Wie wird über die Höhe entschieden?

Im vergangenen Herbst wurde der Mindestlohn ausnahmsweise von der Ampel per Gesetz von 10,45 Euro auf 12 Euro angehoben. Vor allem die SPD hatte sich dafür im vergangenen Bundestagswahlkampf stark gemacht. Ansonsten ist die Mindestlohnkommission zuständig. Darin beraten jeweils drei hochrangige Arbeitgeber- und Gewerkschaftsvertreter, zwei Wissenschaftler und ein Vorsitzender oder eine Vorsitzende alle zwei Jahre über eine Erhöhung der Lohnuntergrenze. Berücksichtigt wird dabei die Tarifentwicklung im Land. Die Kommission legt dann einen Vorschlag vor, den die Regierung in der Regel mit einer Verordnung verbindlich macht.

Was war dieses mal anders?

Zum ersten Mal wurden sich Arbeitgeber- und Arbeitnehmervertreter in der Kommission nicht einig über die Erhöhung. Die Gewerkschaftsvertreter hatten eine deutlich stärkere Mindestlohnsteigerung gefordert. Um das Patt zwischen beiden Seiten aufzubrechen, kam ein Passus des Mindestlohngesetzes zum Tragen: Die Kommissionsvorsitzende, Christiane Schönefeld, legte einen Vermittlungsvorschlag vor. Da dieser aber auch keine Mehrheit fand, übte Schönefeld ihr für diesen Fall vorgesehenes Stimmrecht aus und verhalf ihm zur Mehrheit. Die Gewerkschaftsseite wurde überstimmt.

Wie viele Menschen arbeiten aktuell für 12 Euro Mindestlohn?

Ganz genau lässt es sich nicht sagen. Nach jüngsten Angaben des Statistischen Bundesamts waren aber im Oktober ungefähr sechs Millionen abhängig Beschäftigte (15 Prozent) im Niedriglohnsektor beschäftigt. Zum Niedriglohnbereich zählen demnach Jobs, in denen weniger als 12,76 pro Stunde gezahlt wird. Von der Erhöhung des Mindestlohns auf 12 Euro im Oktober profitierten den Angaben zufolge etwa 5,8 Millionen Menschen, die vorher weniger als 12 Euro die Stunde hatten.

Ist der Mindestlohn brutto oder netto?

Brutto. Nach Angaben des Bundesarbeitsministeriums bekommen Beschäftigte bei einer 40-Stunden-Woche mit Mindestlohn etwa 2080 Euro brutto im Monat. Wie viel davon netto nach Abzug von Steuern, Renten-, Kranken-, Pflege- und Arbeitslosenversicherung bleibt, hängt wie immer von verschiedenen Faktoren ab, etwa der Steuerklasse, dem Familienstand oder der Anzahl der Kinder.

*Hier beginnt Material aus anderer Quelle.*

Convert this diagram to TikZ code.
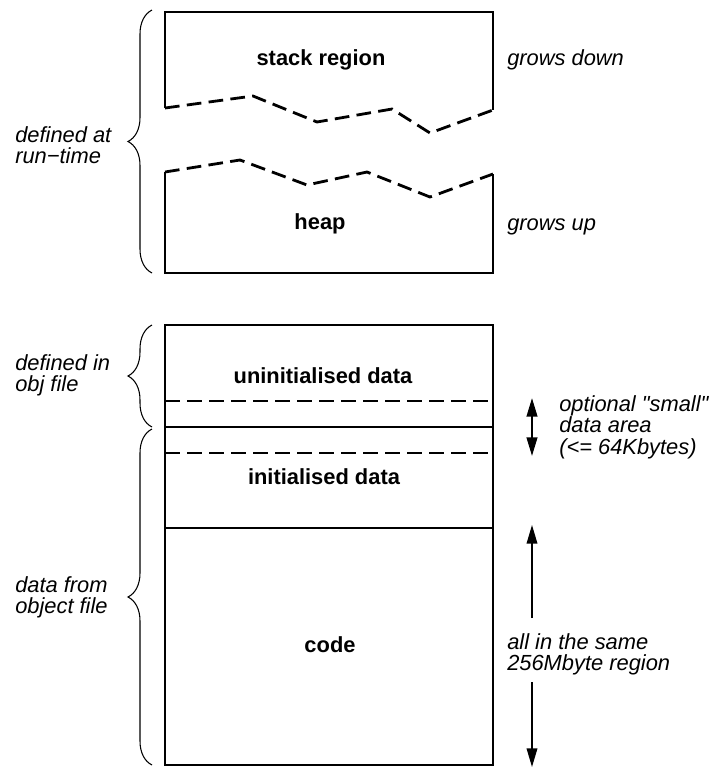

Was droht einem Arbeitgeber, der weniger zahlt?

Das kann teuer werden. Es drohen Geldbußen bis zu 500 000 Euro. Außerdem kann das Unternehmen von der Vergabe öffentlicher Aufträge ausgeschlossen werden. Auf der Internetseite des Bundesarbeitsministeriums gibt es einen «Mindestlohn-Rechner»: Durch Eingabe des Bruttogehalts und der Wochenarbeitszeit lässt sich dort überprüfen, ob das Gehalt unter dem Mindestlohn liegt. Für den Fall von Verstößen gibt es beim zuständigen Zoll die Mindestlohn-Hotline 030 60 28 00 28.

Haben auch Azubis, Schüler und Minijobber Anspruch auf Mindestlohn?

Minijobber, ja. Für Azubis gibt es eigene Regeln (Mindestvergütung für Auszubildende). Schüler-Jobs fallen in der Regel nicht unter die Mindestlohn-Regel: Wer unter 18 ist und noch keinen Berufsabschluss hat, hat keinen Anspruch. Bei Praktika gilt, handelt es sich um ein freiwilliges «Orientierungspraktikum» neben Studium oder Ausbildung, besteht kein Anspruch auf Mindestlohn, es sei denn es dauert länger als drei Monate. Bei «Pflichtpraktika», die als Teil des Studiums absolviert werden müssen, besteht auch kein Anspruch.

Wie hat sich der Mindestlohn seit seiner Einführung im Vergleich zur Inflation entwickelt?

Der Mindestlohn ist seit seiner Einführung 2015 von 8,50 Euro schrittweise auf 12 Euro erhöht worden - ein Plus von 41 Prozent. Besonders große Anhebungen gab es im vergangenen Jahr. Ende 2021 lag der Mindestlohn noch bei 9,60 Euro. In drei Schritten ging es dann 2022 auf 12 Euro hinauf. Die Verbraucherpreise (Lebensmittel, Energie, Mieten, Kleidung usw.) stiegen zwischen 2015 und 2022 laut Statistischem Bundesamt - wenn man den Durchschnittsjahreswert bei der Inflation zugrunde legt - um 16,6 Prozent.